Now it’s coming back to Broadway for the first time in 25 years — and for the first time ever, the production will showcase nine brilliant actors in these two iconic roles, each for four weeks only. Brian Dennehy, Mia Farrow, Carol Burnett, Alan Alda, and Martin Sheen are just a few of the names who will perform in Love Letters, which begins performances September 13 at the Brooks Atkinson Theatre.

“It’s a play that constantly surprises me,” says the prolific Gurney (Sylvia, The Cocktail Hour), who has lost track of how many times he has seen it. Part of that surprise comes from the flexibility of the roles, which have been played by a wide variety of actors. But the biggest surprise for him at first was that Love Letters was a play at all. Gurney originally took what he thought of as his “quasi-contemporary epistolary novel” and submitted it to The New Yorker to see if the magazine would publish an excerpt. “Within a week, they got back to me and said, ‘We don’t publish plays.’ It was only then that I started to think it might be a play.”

And once Gurney conceived of his letters as a play, he never looked back. The show was quickly mounted Off-Broadway—playing on Sundays in a theatre that was housing another of Gurney’s plays the rest of the week—and then it quickly transferred to Broadway. And before long it was a finalist for the Pulitzer Prize for drama. Not a bad run for an “accidental” play.

That trend of bringing in notable actors will continue in the new production. Dennehy and Farrow will take on the roles first, and then Farrow will be replaced by Carol Burnett. Among those scheduled to join the cast later are Candice Bergen, Alan Alda, Diana Rigg, Stacy Keach, Anjelica Huston, and Martin Sheen. Gurney, who has also directed productions of the play, takes pride in the versatility of these performers. “I’ve discovered that the actors can be very, very different and still very effective,” he says, as long as the two leads are roughly the same age.

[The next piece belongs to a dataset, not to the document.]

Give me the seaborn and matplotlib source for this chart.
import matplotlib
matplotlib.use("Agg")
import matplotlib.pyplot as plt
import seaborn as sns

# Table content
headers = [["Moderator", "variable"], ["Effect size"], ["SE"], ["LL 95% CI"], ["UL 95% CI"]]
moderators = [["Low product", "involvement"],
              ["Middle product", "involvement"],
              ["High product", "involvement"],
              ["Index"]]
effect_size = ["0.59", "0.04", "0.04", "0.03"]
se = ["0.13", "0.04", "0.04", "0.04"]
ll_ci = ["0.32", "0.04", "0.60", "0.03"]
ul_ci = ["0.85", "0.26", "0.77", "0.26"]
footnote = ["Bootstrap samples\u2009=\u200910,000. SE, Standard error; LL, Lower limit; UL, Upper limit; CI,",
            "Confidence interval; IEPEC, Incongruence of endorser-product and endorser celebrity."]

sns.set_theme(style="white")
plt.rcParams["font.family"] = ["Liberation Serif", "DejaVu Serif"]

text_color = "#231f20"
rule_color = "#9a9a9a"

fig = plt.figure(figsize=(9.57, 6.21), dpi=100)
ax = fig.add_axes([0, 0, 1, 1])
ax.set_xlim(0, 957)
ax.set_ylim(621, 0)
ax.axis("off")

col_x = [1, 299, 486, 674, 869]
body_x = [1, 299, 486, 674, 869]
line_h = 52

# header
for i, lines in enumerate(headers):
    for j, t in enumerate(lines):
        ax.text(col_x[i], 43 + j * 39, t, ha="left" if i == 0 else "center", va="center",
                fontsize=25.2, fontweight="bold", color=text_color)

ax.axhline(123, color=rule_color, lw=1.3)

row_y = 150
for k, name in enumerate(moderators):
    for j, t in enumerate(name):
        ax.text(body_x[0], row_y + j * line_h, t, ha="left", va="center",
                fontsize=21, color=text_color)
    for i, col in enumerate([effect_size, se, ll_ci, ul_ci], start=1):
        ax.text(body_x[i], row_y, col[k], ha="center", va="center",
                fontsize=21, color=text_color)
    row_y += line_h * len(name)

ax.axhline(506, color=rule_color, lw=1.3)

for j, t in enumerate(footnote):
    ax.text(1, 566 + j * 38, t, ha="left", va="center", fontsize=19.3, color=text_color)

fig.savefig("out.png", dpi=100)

With so many terrific performers coming and going, director Gregory Mosher is making a point of not imposing an eye-catching concept on the piece. “The concept is that it’s two great actors and Pete’s great script, and I’m going to listen,” he says. (Gurney is known throughout the theater world as “Pete.”) “My goal is that afterward, my friends will say, ‘Now, what was it that you did?’”

Mosher, who has directed such hard-hitting works as Glengarry Glen Ross and That Championship Season on Broadway, says he is enjoying the shift to showing audiences the emotional and moving journey told through decades of Melissa and Andrew’s letters.

“Take the idea of ‘Jack loves Jill, but Jill doesn’t love Jack,’” Mosher explains. “Chekhov wrote that to the hilt, and so have a lot of other people. But this is ‘Jack loves Jill, and Jill also loves Jack, but they just can’t work it out.’ That feels very real to me, and it’s something that no other playwright has ever done as well as Pete has here.”